__WHAT TO DO__: Leave out the pictures and print only the lines from the one with "Clone this chart in D3.js." through the one with "const markerYear = 1996;", exactly as they are.

__GIVEN RECORDS__:
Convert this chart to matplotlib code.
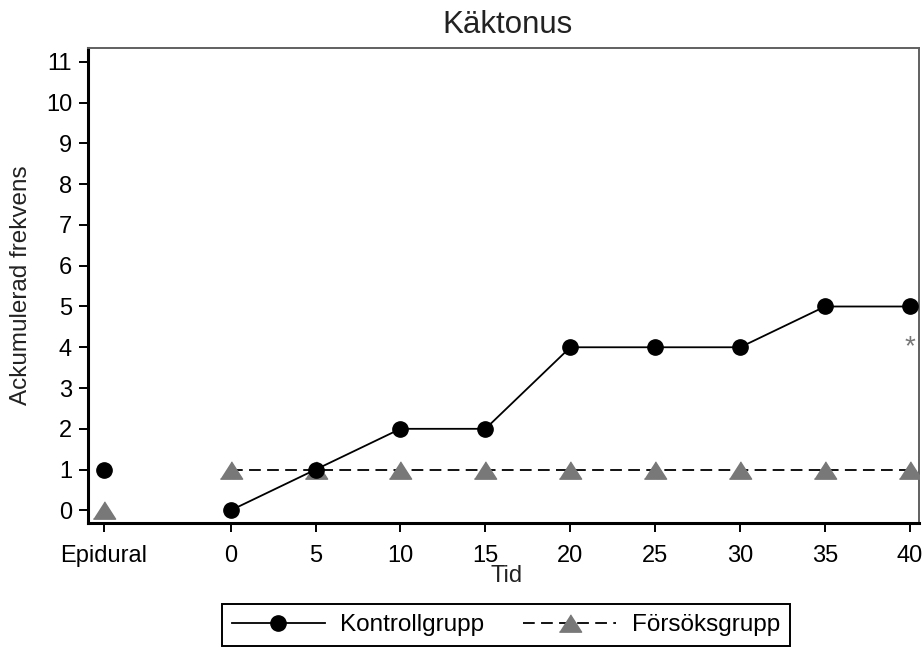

* * *

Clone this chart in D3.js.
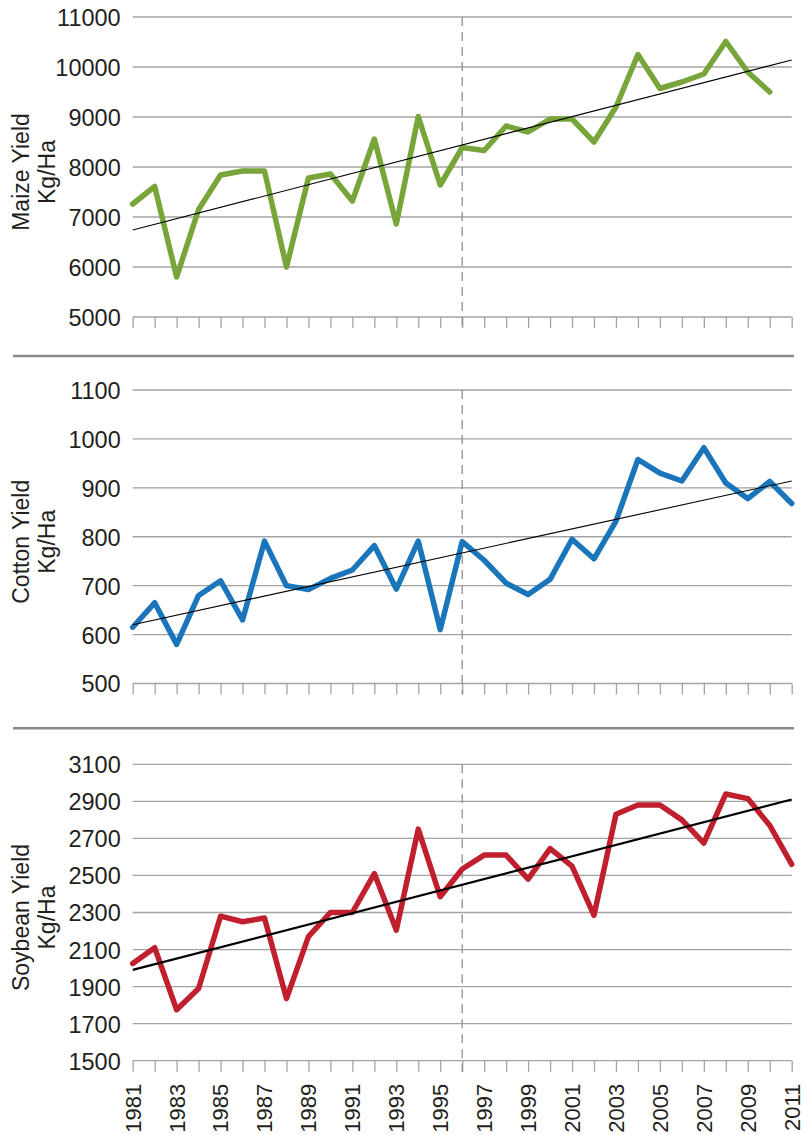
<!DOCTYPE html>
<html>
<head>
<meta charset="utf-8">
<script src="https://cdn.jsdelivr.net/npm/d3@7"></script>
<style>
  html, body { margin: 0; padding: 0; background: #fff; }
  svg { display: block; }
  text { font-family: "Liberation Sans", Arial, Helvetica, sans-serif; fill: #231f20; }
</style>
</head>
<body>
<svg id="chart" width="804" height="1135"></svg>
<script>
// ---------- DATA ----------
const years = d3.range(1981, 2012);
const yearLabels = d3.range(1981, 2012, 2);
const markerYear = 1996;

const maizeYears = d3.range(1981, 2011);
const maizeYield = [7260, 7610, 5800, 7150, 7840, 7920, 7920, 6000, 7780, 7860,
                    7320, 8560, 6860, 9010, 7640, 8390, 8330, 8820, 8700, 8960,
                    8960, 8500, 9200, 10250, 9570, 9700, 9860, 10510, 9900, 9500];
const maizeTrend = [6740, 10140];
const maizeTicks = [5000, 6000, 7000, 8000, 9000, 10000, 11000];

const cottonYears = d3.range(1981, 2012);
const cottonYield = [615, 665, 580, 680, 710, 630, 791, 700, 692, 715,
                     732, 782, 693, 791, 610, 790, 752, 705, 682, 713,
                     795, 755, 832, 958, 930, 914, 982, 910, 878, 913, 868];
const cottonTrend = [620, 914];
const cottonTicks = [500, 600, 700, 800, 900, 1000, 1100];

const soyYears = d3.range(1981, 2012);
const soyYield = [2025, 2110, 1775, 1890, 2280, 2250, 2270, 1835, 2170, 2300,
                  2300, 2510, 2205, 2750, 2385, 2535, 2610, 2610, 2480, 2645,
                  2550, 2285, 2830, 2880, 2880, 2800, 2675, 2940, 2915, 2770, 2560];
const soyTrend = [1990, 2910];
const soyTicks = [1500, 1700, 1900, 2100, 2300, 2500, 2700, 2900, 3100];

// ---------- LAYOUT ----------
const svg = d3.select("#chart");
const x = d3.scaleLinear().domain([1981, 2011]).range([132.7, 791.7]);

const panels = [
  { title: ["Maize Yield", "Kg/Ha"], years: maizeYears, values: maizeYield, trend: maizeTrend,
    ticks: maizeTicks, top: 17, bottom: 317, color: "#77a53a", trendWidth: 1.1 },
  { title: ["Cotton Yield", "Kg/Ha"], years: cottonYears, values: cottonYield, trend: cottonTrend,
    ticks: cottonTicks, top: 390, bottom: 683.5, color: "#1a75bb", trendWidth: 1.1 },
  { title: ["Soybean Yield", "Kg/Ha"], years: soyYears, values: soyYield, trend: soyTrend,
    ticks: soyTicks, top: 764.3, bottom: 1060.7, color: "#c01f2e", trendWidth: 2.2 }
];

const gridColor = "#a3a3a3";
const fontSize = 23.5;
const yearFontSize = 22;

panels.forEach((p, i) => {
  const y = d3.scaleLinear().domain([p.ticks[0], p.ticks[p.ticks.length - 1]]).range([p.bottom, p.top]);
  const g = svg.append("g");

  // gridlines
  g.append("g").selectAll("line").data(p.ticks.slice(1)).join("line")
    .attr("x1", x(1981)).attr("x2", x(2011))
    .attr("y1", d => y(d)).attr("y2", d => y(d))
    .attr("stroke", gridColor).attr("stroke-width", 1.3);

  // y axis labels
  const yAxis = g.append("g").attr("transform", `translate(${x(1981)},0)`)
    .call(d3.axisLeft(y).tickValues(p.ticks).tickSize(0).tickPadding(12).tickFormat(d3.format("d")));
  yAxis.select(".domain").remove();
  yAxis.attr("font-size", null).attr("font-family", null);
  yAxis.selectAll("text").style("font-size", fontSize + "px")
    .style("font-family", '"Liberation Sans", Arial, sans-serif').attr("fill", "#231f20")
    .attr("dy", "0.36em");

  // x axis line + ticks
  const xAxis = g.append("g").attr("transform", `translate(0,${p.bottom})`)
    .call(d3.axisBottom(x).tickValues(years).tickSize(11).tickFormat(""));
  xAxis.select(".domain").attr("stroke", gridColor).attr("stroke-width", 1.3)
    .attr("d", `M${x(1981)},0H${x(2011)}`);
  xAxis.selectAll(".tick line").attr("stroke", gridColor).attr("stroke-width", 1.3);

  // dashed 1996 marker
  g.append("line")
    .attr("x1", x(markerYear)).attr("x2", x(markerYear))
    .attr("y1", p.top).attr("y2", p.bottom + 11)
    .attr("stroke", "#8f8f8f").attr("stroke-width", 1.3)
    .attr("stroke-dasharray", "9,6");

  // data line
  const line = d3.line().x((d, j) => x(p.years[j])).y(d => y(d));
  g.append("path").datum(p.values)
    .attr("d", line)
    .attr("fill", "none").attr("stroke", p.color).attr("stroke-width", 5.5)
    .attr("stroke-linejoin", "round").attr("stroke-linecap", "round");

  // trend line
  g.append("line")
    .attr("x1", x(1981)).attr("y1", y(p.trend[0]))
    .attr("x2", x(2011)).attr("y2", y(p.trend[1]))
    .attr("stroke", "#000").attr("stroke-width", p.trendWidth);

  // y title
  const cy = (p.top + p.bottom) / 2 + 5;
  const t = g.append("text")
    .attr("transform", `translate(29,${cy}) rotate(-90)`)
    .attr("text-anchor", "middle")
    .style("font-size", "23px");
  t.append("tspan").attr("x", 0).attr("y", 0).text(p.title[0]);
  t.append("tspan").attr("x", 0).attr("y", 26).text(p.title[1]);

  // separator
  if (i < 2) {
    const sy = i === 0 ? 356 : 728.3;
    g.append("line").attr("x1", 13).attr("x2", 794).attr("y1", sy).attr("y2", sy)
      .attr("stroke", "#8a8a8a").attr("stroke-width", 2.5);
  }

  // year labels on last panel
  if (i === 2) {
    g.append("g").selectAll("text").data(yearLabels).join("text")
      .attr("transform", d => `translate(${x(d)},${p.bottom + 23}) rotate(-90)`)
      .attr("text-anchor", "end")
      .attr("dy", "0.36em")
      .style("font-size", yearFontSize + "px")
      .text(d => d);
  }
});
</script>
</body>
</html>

__ANSWER TO THE EXERCISE__:
Clone this chart in D3.js.
<!DOCTYPE html>
<html>
<head>
<meta charset="utf-8">
<script src="https://cdn.jsdelivr.net/npm/d3@7"></script>
<style>
  html, body { margin: 0; padding: 0; background: #fff; }
  svg { display: block; }
  text { font-family: "Liberation Sans", Arial, Helvetica, sans-serif; fill: #231f20; }
</style>
</head>
<body>
<svg id="chart" width="804" height="1135"></svg>
<script>
// ---------- DATA ----------
const years = d3.range(1981, 2012);
const yearLabels = d3.range(1981, 2012, 2);
const markerYear = 1996;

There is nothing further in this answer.